In this Data Mining Project I used Tf-idf (term frequency-inverse document frequency) to develop my search feature on my ‘iOS Mobile APP dataset’ This dataset has about 7K entries and I am using the Title and Description as the textual component to search. Tf-idf is a very popular weighting scheme for scoring and ranking a document’s relevance given a users query.
In this part of the project I developed a search engine using Python3, numpy,Flask, nltk, and pythonanywhere.
I used TF-IDF to compute the score of each document in the Data.
Term frequency was calculated using how many times the term appeared in the document.
' for row in dataset:
for term in row:
tf = row.count(term)/len(row)
df = sum(1 for document in final_document if term in document)

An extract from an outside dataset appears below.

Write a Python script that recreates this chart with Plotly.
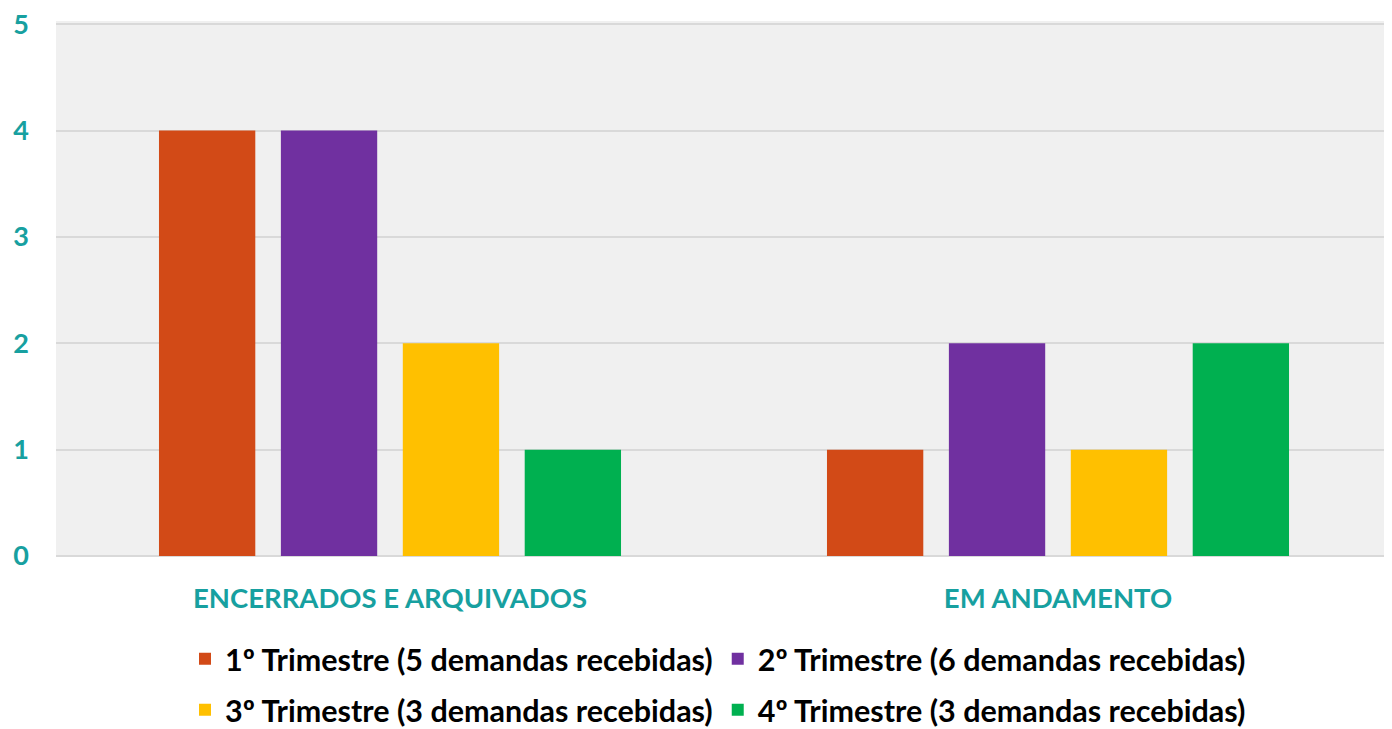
import plotly.graph_objects as go

categories = ["ENCERRADOS E ARQUIVADOS", "EM ANDAMENTO"]
series_names = [
    "1º Trimestre (5 demandas recebidas)",
    "2º Trimestre (6 demandas recebidas)",
    "3º Trimestre (3 demandas recebidas)",
    "4º Trimestre (3 demandas recebidas)",
]
q1 = [4, 1]
q2 = [4, 2]
q3 = [2, 1]
q4 = [1, 2]
colors = ["#D24A17", "#7030A0", "#FFC000", "#00B050"]
y_ticks = [0, 1, 2, 3, 4, 5]
legend_ids = ["legend", "legend", "legend2", "legend2"]

# page has an 8px body margin; figure is sized to fill the rest of the window
W, H, OFF = 1384, 721, 8

teal = "#17A0A0"
fig = go.Figure()
for name, vals, c, lg in zip(series_names, [q1, q2, q3, q4], colors, legend_ids):
    fig.add_trace(go.Bar(x=categories, y=vals, name=name, legend=lg,
                         marker=dict(color=c, line=dict(width=0))))

legfont = dict(family="Lato", size=30.5, color="black", weight="bold")
fig.update_layout(
    width=W, height=H,
    barmode="group", bargap=0.27, bargroupgap=0.21,
    paper_bgcolor="white", plot_bgcolor="#F0F0F0",
    margin=dict(l=48, r=0, t=13, b=173, autoexpand=False),
    font=dict(family="Lato", size=24, color="black"),
    legend=dict(orientation="h", x=(718 - OFF) / W, xref="container", xanchor="center",
                y=1 - (659 - OFF) / H, yref="container", yanchor="middle",
                font=legfont, itemwidth=30),
    legend2=dict(orientation="h", x=(718 - OFF) / W, xref="container", xanchor="center",
                 y=1 - (710 - OFF) / H, yref="container", yanchor="middle",
                 font=legfont, itemwidth=30),
    showlegend=True,
)
fig.update_yaxes(range=[0, 5.03], tickvals=y_ticks, showgrid=True, gridcolor="#D9D9D9", gridwidth=2,
                 zeroline=True, zerolinecolor="#D9D9D9", zerolinewidth=2, automargin=False,
                 tickfont=dict(family="Lato", size=27, color=teal, weight="bold"),
                 ticklabelstandoff=26, ticklabeloverflow="allow", fixedrange=True)
fig.update_xaxes(tickfont=dict(family="Lato", size=27.5, color=teal, weight="bold"),
                 ticklabelstandoff=23, showline=False, automargin=False)
fig.write_html("out.html")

toat = tf * math.log10(len(dataset)/df)'
Challenges faced:
Some of the challenges I faced when developing Phase in was getting used to dealing with a large data set and implementing TF-IDF without using a prebuilt library. My dataset was also not the best for this project because in my Youtube video dataset the textual component in [‘description’] did not give very good insight on the content of the video. It had many links to Youtuber’s references and information not related to the video. Also, when I was trying to tokenize the file I ran into problems because some of the rows sections was empty so it was getting wrong data. I got the Search feature working for that dataset but ran into problems when I was doing the classifier, I ended up changing the Data set to an iOS App Dataset I found on Kaggle, it had a better description for each app and did not have as much noise as the Youtube Dataset.
Overcoming Challenges
Luckily I had many resources available to get me back on the right track. I used Pandas a python library that is very helpful to building a dataset. For filering out the non-alphabetic content I used a regular expression.
I did an experiment with and without stopwords. When I did not remove the stop words I had alot of results that did not include what I was looking for. Since most of the entries had stop words I would get back many results since many of the documents had stop words. When I used the stemmer I got better results because it was more focused on the key words in the search.